Crossfire remains one of Paxton's most accomplished screenplays and one of the best films of the 1940s. Richard Brooks's didactic Second World War novel about unbridled prejudice and the murder of a homosexual by a soldier was reshaped by Paxton into a "message picture." To meet production-code restrictions, the victim was changed from a homosexual to a Jew and the film became an attack on anti-Semitism wedged into the genre framework of a murder mystery. Yet of far more interest than the "message" aspect of the film is Paxton's updating of the novel by several years to place it squarely in the postwar milieu and his shift of the novel's emphasis on the accused murderer to the collective of demobilized soldiers in Washington, D.C. The group of soldiers works together to ferret out the real murderer within their ranks, a narrative scheme which resulted in accusations of socialism in some quarters. Politics aside, the move to a story without a clearly defined protagonist yielded a film with a diffuse point-of-view, serving to dramatize the aimlessness of the soldiers and the country after the war. Paxton was able to take the character of "The Man," a pathological liar and pimp in the novel, and, by placing him within the new context, create a disillusioned everyman. "The Man" became the spiritual center of the film, emblematic of not only the soldiers, but the country as a whole, as he searches for direction and purpose within his own conflicting stories of identity. The murder victim's monologue about the nation's desultory state and residual wartime hate was a clear summation on the atmosphere which led to the HUAC hearings.

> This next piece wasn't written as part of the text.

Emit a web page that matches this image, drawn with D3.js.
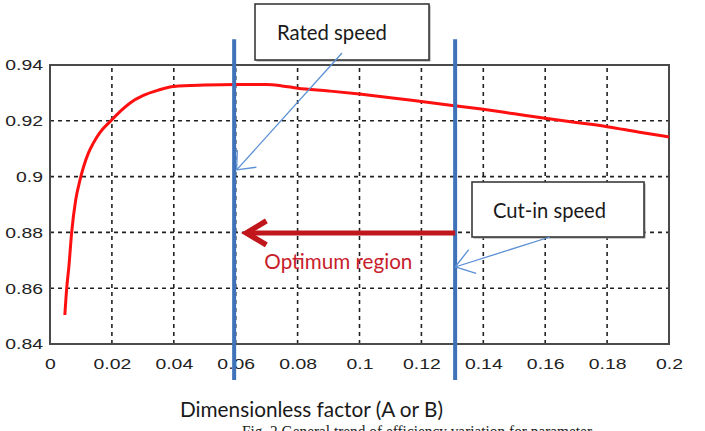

Paxton's screenplay for Crossfire went beyond the problem of anti-Semitism to accent other social issues, notably the decaying family and the culture's obsession with material goods. The emphasis on the collective, national ennui and a variety of social problems made Crossfire a central target of the House Committee on Un-American Activities. But it is that combination of factors which, couched within a genre mold, makes the film the most concise and revealing portrait of the confused national psyche following the Second World War.

With the Scott-Dmytryk team silenced by HUAC, the assignments Paxton received became fewer and more sporadic. The success of the RKO team and Paxton's place in it was not to be repeated on the same sustained level. His last major contribution was his screenplay for The Wild One which in many respects operates as a continuation of the themes of a decaying society presented in Crossfire, but without the saving grace of cooperation within a collective. Buoyed by be-bop dialogue, The Wild One displayed both the motorcycle gang and the community as groups gone amok, with little hope offered for a stable society. The reply Marlon Brando gives to the question "What're you rebelling against, Johnny?"—"What've you got?"—was not only the canonizing agent that made him into the patron saint of the youth culture, but was a rallying cry of the disaffected and disillusioned for the next 20 years. Indeed, the aimless soldiers of Crossfire seemed to find their logical extension as the wandering band of bikers in The Wild One.